*Exercise objective*: Carry none of the pictures over; write out the complete data exactly.

⟨

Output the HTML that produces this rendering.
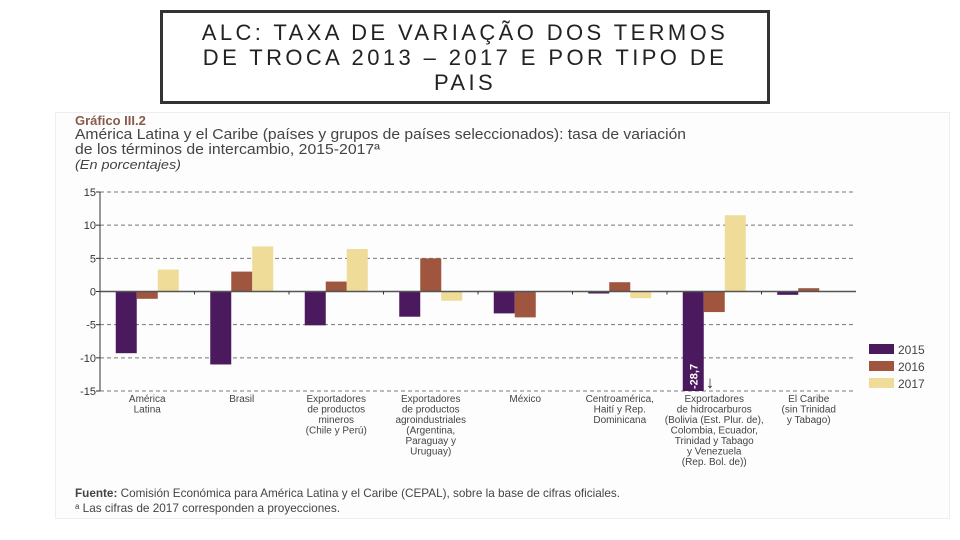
<!DOCTYPE html>
<html><head><meta charset="utf-8"><style>
body{margin:0;width:960px;height:540px;background:#fff;font-family:"Liberation Sans",sans-serif;overflow:hidden;position:relative}
#title{position:absolute;left:160px;top:10px;border:3px solid #333;text-align:center;font-size:22px;letter-spacing:3.4px;line-height:25px;color:#222;padding:7px 20px 0;box-sizing:border-box;height:94px;width:610px}
#panel{position:absolute;left:55px;top:112px;width:893px;height:405px;background:#fdfdfd;border:1px solid #eee}
</style></head><body>
<div id="title">ALC: TAXA DE VARIAÇÃO DOS TERMOS DE TROCA 2013 – 2017 E POR TIPO DE PAIS</div>
<div id="panel"></div>
<svg id="chart" width="960" height="540" style="position:absolute;left:0;top:0"></svg>
<script>
const categories=[["América","Latina"],["Brasil"],["Exportadores","de productos","mineros","(Chile y Perú)"],["Exportadores","de productos","agroindustriales","(Argentina,","Paraguay y","Uruguay)"],["México"],["Centroamérica,","Haití y Rep.","Dominicana"],["Exportadores","de hidrocarburos","(Bolivia (Est. Plur. de),","Colombia, Ecuador,","Trinidad y Tabago","y Venezuela","(Rep. Bol. de))"],["El Caribe","(sin Trinidad","y Tabago)"]];
const s2015=[-9.3,-11,-5.1,-3.8,-3.3,-0.3,-28.7,-0.5];
const s2016=[-1.1,3,1.5,5,-3.9,1.4,-3.1,0.5];
const s2017=[3.3,6.8,6.4,-1.4,0,-1.0,11.5,0];
const yTicks=[15,10,5,0,-5,-10,-15];
const seriesNames=["2015","2016","2017"];
const colors=["#4b1a5e","#a0553f","#eedc98"];
const NS="http://www.w3.org/2000/svg";
const svg=document.getElementById('chart');
const x0=100,x1=856,yMin=-15,yMax=15,yTop=192,yBot=391;
const y=v=>yTop+(yMax-Math.max(yMin,Math.min(yMax,v)))/(yMax-yMin)*(yBot-yTop);
const gw=(x1-x0)/categories.length;
function el(t,a,txt){const e=document.createElementNS(NS,t);for(const k in a)e.setAttribute(k,a[k]);if(txt!==undefined)e.textContent=txt;svg.appendChild(e);return e;}
let e;
e=el('text',{x:75,y:125,'font-size':13,'font-weight':'bold',fill:'#8a5a4a'},'Gráfico III.2');

e=el('text',{x:75,y:139,'font-size':14.5,fill:'#444',textLength:611,lengthAdjust:'spacingAndGlyphs'},'América Latina y el Caribe (países y grupos de países seleccionados): tasa de variación');

e=el('text',{x:75,y:154,'font-size':14.5,fill:'#444',textLength:305,lengthAdjust:'spacingAndGlyphs'},'de los términos de intercambio, 2015-2017ª');

e=el('text',{x:75,y:169,'font-size':13,'font-style':'italic',fill:'#444',textLength:106,lengthAdjust:'spacingAndGlyphs'},'(En porcentajes)');

yTicks.forEach(t=>{
 if(t!==0){e=el('line',{x1:x0,x2:x1,y1:y(t),y2:y(t),stroke:'#777','stroke-dasharray':'4,3','stroke-width':1});
 }
 e=el('line',{x1:x0-4,x2:x0,y1:y(t),y2:y(t),stroke:'#333'});
 
 e=el('text',{x:x0-4,y:y(t)+4,'font-size':11,'text-anchor':'end',fill:'#333'},String(t));
 
});
e=el('line',{x1:x0,x2:x0,y1:yTop,y2:yBot,stroke:'#333'});

const bw=21;
[s2015,s2016,s2017].forEach((s,si)=>{
 s.forEach((v,i)=>{
  const cx=x0+gw*(i+0.5)+(si-1)*bw;
  const a=y(v),b=y(0);
  e=el('rect',{x:cx-bw/2,y:Math.min(a,b),width:bw,height:Math.abs(a-b),fill:colors[si]});
  
  if(v<yMin){
   e=el('text',{x:0,y:0,'font-size':11,'font-weight':'bold',fill:'#fff','text-anchor':'start',transform:`translate(${cx+4},${yBot-2}) rotate(-90)`},String(v).replace('.',','));
   
   e=el('text',{x:cx+bw/2+2,y:yBot-3,'font-size':17,fill:'#333'},'↓');
   
  }
 });
});
e=el('line',{x1:x0,x2:x1,y1:y(0),y2:y(0),stroke:'#555','stroke-width':1.5});

categories.forEach((c,i)=>{
 const cx=x0+gw*(i+0.5);
 if(i>0){e=el('line',{x1:x0+gw*i,x2:x0+gw*i,y1:y(0),y2:y(0)+3,stroke:'#333'});
 }
 c.forEach((l,j)=>{
  e=el('text',{x:cx,y:yBot+11+j*10.5,'font-size':10,'text-anchor':'middle',fill:'#444'},l);
  
 });
});
seriesNames.forEach((n,i)=>{
 const ly=349+i*17;
 e=el('rect',{x:869,y:ly-5,width:25,height:10,fill:colors[i]});
 
 e=el('text',{x:898,y:ly+5,'font-size':12,fill:'#444'},n);
 
});
e=el('text',{x:75,y:497,'font-size':12,fill:'#444',textLength:545,lengthAdjust:'spacingAndGlyphs'},'');
e.innerHTML='<tspan font-weight="bold">Fuente:</tspan> Comisión Económica para América Latina y el Caribe (CEPAL), sobre la base de cifras oficiales.';

e=el('text',{x:75,y:512,'font-size':12,fill:'#444',textLength:265,lengthAdjust:'spacingAndGlyphs'},'ᵃ Las cifras de 2017 corresponden a proyecciones.');

</script>
</body></html>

⟩

*Exercise output*:
Output the HTML that produces this rendering.
<!DOCTYPE html>
<html><head><meta charset="utf-8"><style>
body{margin:0;width:960px;height:540px;background:#fff;font-family:"Liberation Sans",sans-serif;overflow:hidden;position:relative}
#title{position:absolute;left:160px;top:10px;border:3px solid #333;text-align:center;font-size:22px;letter-spacing:3.4px;line-height:25px;color:#222;padding:7px 20px 0;box-sizing:border-box;height:94px;width:610px}
#panel{position:absolute;left:55px;top:112px;width:893px;height:405px;background:#fdfdfd;border:1px solid #eee}
</style></head><body>
<div id="title">ALC: TAXA DE VARIAÇÃO DOS TERMOS DE TROCA 2013 – 2017 E POR TIPO DE PAIS</div>
<div id="panel"></div>
<svg id="chart" width="960" height="540" style="position:absolute;left:0;top:0"></svg>
<script>
const categories=[["América","Latina"],["Brasil"],["Exportadores","de productos","mineros","(Chile y Perú)"],["Exportadores","de productos","agroindustriales","(Argentina,","Paraguay y","Uruguay)"],["México"],["Centroamérica,","Haití y Rep.","Dominicana"],["Exportadores","de hidrocarburos","(Bolivia (Est. Plur. de),","Colombia, Ecuador,","Trinidad y Tabago","y Venezuela","(Rep. Bol. de))"],["El Caribe","(sin Trinidad","y Tabago)"]];
const s2015=[-9.3,-11,-5.1,-3.8,-3.3,-0.3,-28.7,-0.5];
const s2016=[-1.1,3,1.5,5,-3.9,1.4,-3.1,0.5];
const s2017=[3.3,6.8,6.4,-1.4,0,-1.0,11.5,0];
const yTicks=[15,10,5,0,-5,-10,-15];
const seriesNames=["2015","2016","2017"];
const colors=["#4b1a5e","#a0553f","#eedc98"];
const NS="http://www.w3.org/2000/svg";
const svg=document.getElementById('chart');
const x0=100,x1=856,yMin=-15,yMax=15,yTop=192,yBot=391;
const y=v=>yTop+(yMax-Math.max(yMin,Math.min(yMax,v)))/(yMax-yMin)*(yBot-yTop);
const gw=(x1-x0)/categories.length;
function el(t,a,txt){const e=document.createElementNS(NS,t);for(const k in a)e.setAttribute(k,a[k]);if(txt!==undefined)e.textContent=txt;svg.appendChild(e);return e;}
let e;
e=el('text',{x:75,y:125,'font-size':13,'font-weight':'bold',fill:'#8a5a4a'},'Gráfico III.2');

e=el('text',{x:75,y:139,'font-size':14.5,fill:'#444',textLength:611,lengthAdjust:'spacingAndGlyphs'},'América Latina y el Caribe (países y grupos de países seleccionados): tasa de variación');

e=el('text',{x:75,y:154,'font-size':14.5,fill:'#444',textLength:305,lengthAdjust:'spacingAndGlyphs'},'de los términos de intercambio, 2015-2017ª');

e=el('text',{x:75,y:169,'font-size':13,'font-style':'italic',fill:'#444',textLength:106,lengthAdjust:'spacingAndGlyphs'},'(En porcentajes)');

yTicks.forEach(t=>{
 if(t!==0){e=el('line',{x1:x0,x2:x1,y1:y(t),y2:y(t),stroke:'#777','stroke-dasharray':'4,3','stroke-width':1});
 }
 e=el('line',{x1:x0-4,x2:x0,y1:y(t),y2:y(t),stroke:'#333'});
 
 e=el('text',{x:x0-4,y:y(t)+4,'font-size':11,'text-anchor':'end',fill:'#333'},String(t));
 
});
e=el('line',{x1:x0,x2:x0,y1:yTop,y2:yBot,stroke:'#333'});

const bw=21;
[s2015,s2016,s2017].forEach((s,si)=>{
 s.forEach((v,i)=>{
  const cx=x0+gw*(i+0.5)+(si-1)*bw;
  const a=y(v),b=y(0);
  e=el('rect',{x:cx-bw/2,y:Math.min(a,b),width:bw,height:Math.abs(a-b),fill:colors[si]});
  
  if(v<yMin){
   e=el('text',{x:0,y:0,'font-size':11,'font-weight':'bold',fill:'#fff','text-anchor':'start',transform:`translate(${cx+4},${yBot-2}) rotate(-90)`},String(v).replace('.',','));
   
   e=el('text',{x:cx+bw/2+2,y:yBot-3,'font-size':17,fill:'#333'},'↓');
   
  }
 });
});
e=el('line',{x1:x0,x2:x1,y1:y(0),y2:y(0),stroke:'#555','stroke-width':1.5});

categories.forEach((c,i)=>{
 const cx=x0+gw*(i+0.5);
 if(i>0){e=el('line',{x1:x0+gw*i,x2:x0+gw*i,y1:y(0),y2:y(0)+3,stroke:'#333'});
 }
 c.forEach((l,j)=>{
  e=el('text',{x:cx,y:yBot+11+j*10.5,'font-size':10,'text-anchor':'middle',fill:'#444'},l);
  
 });
});
seriesNames.forEach((n,i)=>{
 const ly=349+i*17;
 e=el('rect',{x:869,y:ly-5,width:25,height:10,fill:colors[i]});
 
 e=el('text',{x:898,y:ly+5,'font-size':12,fill:'#444'},n);
 
});
e=el('text',{x:75,y:497,'font-size':12,fill:'#444',textLength:545,lengthAdjust:'spacingAndGlyphs'},'');
e.innerHTML='<tspan font-weight="bold">Fuente:</tspan> Comisión Económica para América Latina y el Caribe (CEPAL), sobre la base de cifras oficiales.';

e=el('text',{x:75,y:512,'font-size':12,fill:'#444',textLength:265,lengthAdjust:'spacingAndGlyphs'},'ᵃ Las cifras de 2017 corresponden a proyecciones.');

</script>
</body></html>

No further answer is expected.